• [Problem details]: Return the lines below exactly, from the first line to the line that contains "import plotly.graph_objects as go". Leave out pictures.

-------- Information provided

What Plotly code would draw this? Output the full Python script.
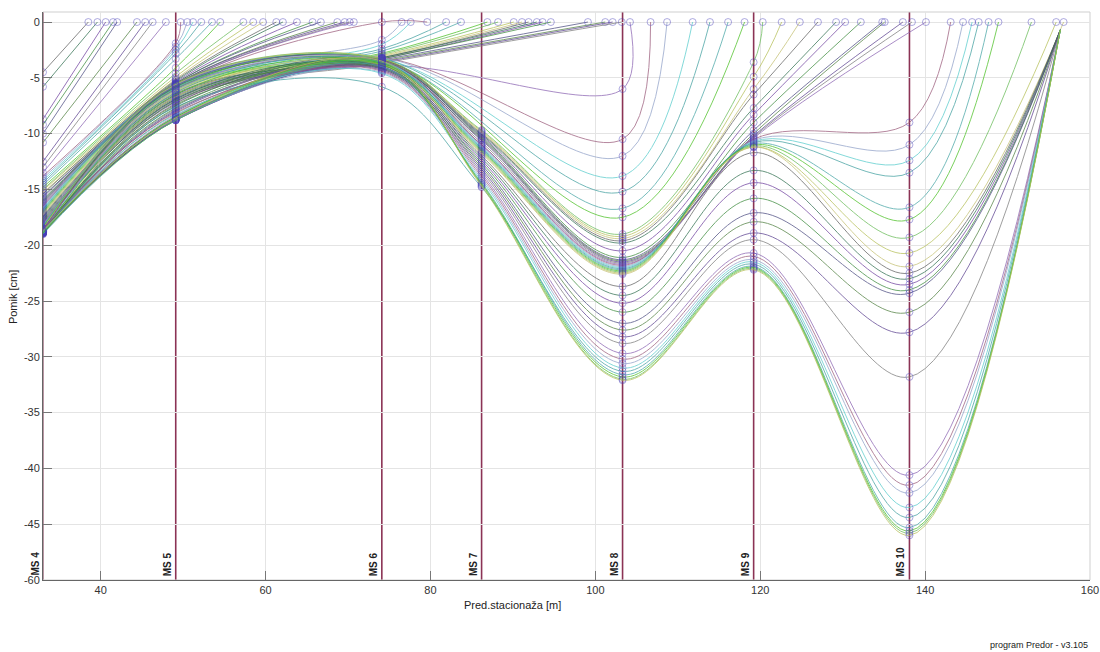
import plotly.graph_objects as go

# ---------------- data ----------------
STATION_X = [33.0, 49.1, 74.1, 86.2, 103.3, 119.2, 138.1]
STATION_LABELS = ["MS 4", "MS 5", "MS 6", "MS 7", "MS 8", "MS 9", "MS 10"]

# profiles ending at zero displacement ahead of the face
# (MS4, zero_x)
PROF_MS4 = [
    (-4.5, 38.5), (-5.8, 39.6), (-8.7, 40.6), (-9.2, 41.5), (-10.0, 42.0),
    (-10.8, 44.4), (-12.5, 45.4), (-13.0, 46.3), (-13.5, 47.9),
]
# (MS4, MS5, zero_x)
PROF_MS5 = [
    (-13.8, -1.9, 49.7), (-14.0, -2.2, 50.5), (-14.2, -2.5, 51.2), (-14.4, -2.8, 52.2),
    (-14.6, -3.3, 53.5), (-14.8, -4.1, 54.5), (-15.0, -4.6, 57.3), (-15.1, -4.9, 58.5),
    (-15.3, -5.1, 59.7), (-15.4, -5.2, 61.3), (-15.6, -5.3, 62.1), (-15.7, -5.4, 63.8),
    (-15.9, -5.5, 65.7), (-16.0, -5.5, 66.7), (-16.1, -5.6, 68.7), (-16.2, -5.6, 69.6),
    (-16.3, -5.7, 70.2), (-16.4, -5.7, 70.7),
]
# (MS4, MS5, MS6, zero_x)
PROF_MS6 = [
    (-16.5, -5.8, 0.0, 79.6),
    (-16.6, -5.6, -1.6, 76.5), (-16.7, -5.7, -2.0, 77.6), (-16.8, -5.8, -2.4, 81.9),
    (-16.9, -5.9, -2.6, 83.7), (-17.0, -6.0, -2.8, 86.9), (-17.1, -6.1, -2.9, 88.2),
    (-17.2, -6.2, -3.0, 90.1), (-17.3, -6.3, -3.1, 91.1), (-17.4, -6.4, -3.2, 91.9),
    (-17.5, -6.5, -3.2, 92.9), (-17.6, -6.6, -3.3, 93.6), (-17.7, -6.7, -3.3, 94.6),
    (-17.8, -6.8, -3.4, 99.1), (-17.9, -6.9, -3.5, 101.2), (-18.0, -7.0, -3.6, 102.1),
    (-18.1, -7.1, -3.7, 103.2),
]
# (MS4, MS5, MS6, MS8, zero_x)
PROF_MS8 = [
    (-18.1, -7.2, -3.9, -6.0, 104.2), (-18.2, -5.5, -3.2, -10.5, 106.7),
    (-18.2, -5.6, -3.2, -12.0, 108.7), (-18.3, -5.7, -3.3, -13.8, 111.8),
    (-18.3, -5.8, -3.3, -15.2, 113.9), (-18.4, -5.9, -3.4, -16.7, 116.1),
    (-18.4, -6.0, -3.4, -17.5, 118.1),
]
# (MS4, MS5, MS6, MS7, MS8, MS9, zero_x)
PROF_MS9 = [
    (-18.4, -5.5, -3.3, -9.7, -19.0, -3.6, 120.3),
    (-18.5, -5.6, -3.3, -9.8, -19.2, -4.9, 122.6),
    (-18.5, -6.2, -3.4, -9.9, -19.4, -6.0, 124.8),
    (-18.5, -7.3, -3.4, -10.0, -19.6, -6.5, 127.0),
    (-18.6, -7.5, -3.5, -10.1, -19.8, -7.7, 129.2),
    (-18.6, -5.7, -3.5, -10.2, -20.5, -8.3, 130.3),
    (-18.6, -7.7, -3.6, -10.3, -21.1, -9.0, 132.2),
    (-18.6, -7.9, -3.6, -10.4, -21.3, -9.7, 134.8),
    (-18.7, -5.8, -3.7, -10.5, -21.4, -10.0, 135.1),
    (-18.7, -8.0, -3.7, -10.6, -21.5, -10.2, 137.3),
    (-18.7, -8.2, -3.8, -10.8, -21.6, -10.3, 138.4),
    (-18.7, -6.0, -3.8, -11.0, -21.7, -10.4, 140.1),
]
# (MS4, MS5, MS6, MS7, MS8, MS9, MS10, zero_x)
PROF_MS10 = [
    (-18.7, -8.4, -3.5, -11.0, -21.8, -10.5, -9.0, 143.1),
    (-18.8, -6.1, -3.5, -11.1, -21.9, -10.6, -11.0, 144.6),
    (-18.8, -8.5, -3.6, -11.2, -22.0, -10.7, -12.4, 145.7),
    (-18.8, -6.3, -3.6, -11.3, -22.1, -10.8, -13.5, 146.5),
    (-18.8, -8.5, -3.7, -11.4, -22.2, -10.9, -16.6, 147.7),
    (-18.8, -6.5, -3.7, -11.5, -22.3, -11.0, -17.7, 148.9),
    (-18.9, -8.6, -3.8, -11.6, -22.4, -11.1, -19.3, 152.9),
    (-18.9, -6.7, -3.8, -11.7, -22.5, -11.2, -20.7, 155.9),
    (-18.9, -8.7, -3.9, -11.8, -22.6, -11.2, -21.9, 156.8),
]
# profiles through MS10 converging at the face point
FACE_X, FACE_Y = 156.4, -0.7
# (MS4, MS5, MS6, MS7, MS8, MS9, MS10)
PROF_FACE = [
    (-18.9, -8.7, -3.9, -12.0, -23.7, -11.7, -22.5),
    (-18.9, -6.9, -4.0, -12.2, -24.5, -13.3, -23.0),
    (-18.9, -8.7, -4.0, -12.4, -25.2, -14.4, -23.5),
    (-19.0, -7.1, -4.1, -12.6, -26.0, -15.8, -24.0),
    (-18.6, -8.8, -4.1, -12.8, -27.0, -17.1, -24.3),
    (-18.7, -7.4, -4.2, -13.0, -27.6, -17.9, -26.0),
    (-18.8, -8.8, -4.2, -13.2, -28.2, -18.9, -27.8),
    (-18.9, -7.8, -4.3, -13.4, -28.8, -19.5, -31.8),
    (-18.5, -8.6, -4.3, -13.6, -29.7, -20.7, -40.6),
    (-18.6, -8.1, -4.4, -13.8, -30.2, -21.0, -41.5),
    (-18.7, -8.7, -4.5, -14.0, -30.6, -21.3, -42.2),
    (-18.8, -8.3, -4.6, -14.2, -31.0, -21.5, -43.5),
    (-18.9, -7.6, -5.8, -14.8, -31.3, -21.7, -44.4),
    (-19.0, -8.8, -4.0, -14.4, -31.6, -21.9, -45.3),
    (-18.9, -8.5, -3.8, -14.5, -31.8, -22.0, -45.6),
    (-18.8, -8.8, -3.6, -14.6, -32.0, -22.1, -45.8),
    (-18.7, -8.6, -3.5, -14.7, -32.1, -22.2, -46.0),
]

X_TICKS = [40, 60, 80, 100, 120, 140, 160]
Y_TICKS = [0, -5, -10, -15, -20, -25, -30, -35, -40, -45, -50]
Y_TICK_TEXT = ["0", "-5", "-10", "-15", "-20", "-25", "-30", "-35", "-40", "-45", "-60"]

# ---------------- styles ----------------
PALETTE = ["#5f5f5f", "#45a5a5", "#8a62b2", "#3a8a3a", "#b5bf55", "#55cccc",
           "#5a3f8f", "#2f6f4f", "#48c020", "#9a5a7a", "#4a4a80", "#c4c070",
           "#3f9f9f", "#7a7a7a", "#6f3f9f", "#66bb55", "#8fa0c8", "#4f7f3f"]
MARKER_COLOR = "rgba(70,60,185,0.85)"
MS_LINE_COLOR = "#8b3355"
FONT = "Liberation Sans, Arial, sans-serif"

fig = go.Figure()
counter = [0]


def add_profile(xs, ys, last_marker=True):
    color = PALETTE[(counter[0] * 7) % len(PALETTE)]
    counter[0] += 1
    sizes = [7] * len(xs)
    if not last_marker:
        sizes[-1] = 0
    fig.add_trace(go.Scatter(
        x=xs, y=ys, mode="lines+markers",
        line=dict(shape="spline", smoothing=1.0, width=1, color=color),
        marker=dict(symbol="circle-open", size=sizes, color=MARKER_COLOR,
                    line=dict(width=1, color=MARKER_COLOR)),
        opacity=0.72, hoverinfo="skip", showlegend=False))


def build(vals, zero_x=None, end=None):
    xs = [STATION_X[i] for i in range(len(vals))]
    ys = list(vals)
    if zero_x is not None:
        xs.append(zero_x)
        ys.append(0.0)
    if end is not None:
        xs.append(end[0])
        ys.append(end[1])
    return xs, ys


for v4, z in PROF_MS4:
    add_profile(*build([v4], zero_x=z))
for v4, v5, z in PROF_MS5:
    add_profile(*build([v4, v5], zero_x=z))
for v4, v5, v6, z in PROF_MS6:
    add_profile(*build([v4, v5, v6], zero_x=z))
for v4, v5, v6, v8, z in PROF_MS8:
    xs = [STATION_X[0], STATION_X[1], STATION_X[2], STATION_X[4], z]
    ys = [v4, v5, v6, v8, 0.0]
    add_profile(xs, ys)
for row in PROF_MS9:
    add_profile(*build(list(row[:6]), zero_x=row[6]))
for row in PROF_MS10:
    add_profile(*build(list(row[:7]), zero_x=row[7]))
for row in PROF_FACE:
    add_profile(*build(list(row), end=(FACE_X, FACE_Y)), last_marker=False)

shapes = []
for sx in STATION_X:
    shapes.append(dict(type="line", xref="x", yref="paper", x0=sx, x1=sx, y0=0, y1=1,
                       line=dict(color=MS_LINE_COLOR, width=1.6), layer="between"))
shapes.append(dict(type="rect", xref="paper", yref="paper", x0=0, x1=1, y0=0, y1=1,
                   line=dict(color="#cfcfcf", width=1), layer="below"))

annotations = []
for sx, lab in zip(STATION_X, STATION_LABELS):
    annotations.append(dict(x=sx, xref="x", y=0, yref="paper", text="<b>%s</b>" % lab,
                            textangle=-90, xanchor="right", yanchor="bottom",
                            showarrow=False, xshift=-1, yshift=2,
                            font=dict(family=FONT, size=10, color="#222")))
annotations.append(dict(x=-0.0287, xref="paper", y=0.498, yref="paper", text="Pomik [cm]",
                        textangle=-90, showarrow=False, xanchor="center", yanchor="middle",
                        font=dict(family=FONT, size=11, color="#222")))
annotations.append(dict(x=0.448, xref="paper", y=-0.044, yref="paper",
                        text="Pred.stacionaža [m]", showarrow=False,
                        xanchor="center", yanchor="middle",
                        font=dict(family=FONT, size=11, color="#222")))
annotations.append(dict(x=1.0, xref="paper", y=-0.114, yref="paper",
                        text="program Predor - v3.105", showarrow=False,
                        xanchor="right", yanchor="middle",
                        font=dict(family=FONT, size=9, color="#222")))

fig.update_layout(
    width=1100, height=652,
    margin=dict(l=43, r=10, t=12, b=72, autoexpand=False),
    paper_bgcolor="white", plot_bgcolor="white",
    shapes=shapes, annotations=annotations,
    font=dict(family=FONT, size=11, color="#333"),
    xaxis=dict(range=[33, 160], tickvals=X_TICKS, showgrid=True, gridcolor="#e4e4e4",
               zeroline=False, showline=True, linecolor="#666", linewidth=1,
               ticks="inside", ticklen=9, tickcolor="#777", automargin=False,
               tickfont=dict(family=FONT, size=11, color="#333")),
    yaxis=dict(range=[-50, 0.9], tickvals=Y_TICKS, ticktext=Y_TICK_TEXT,
               showgrid=True, gridcolor="#e4e4e4", zeroline=False, showline=True,
               linecolor="#666", linewidth=1, ticks="inside", ticklen=9, tickcolor="#777",
               automargin=False,
               tickfont=dict(family=FONT, size=11, color="#333")),
)

fig.write_html("out.html")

----------------

• [Task result]:
What Plotly code would draw this? Output the full Python script.
import plotly.graph_objects as go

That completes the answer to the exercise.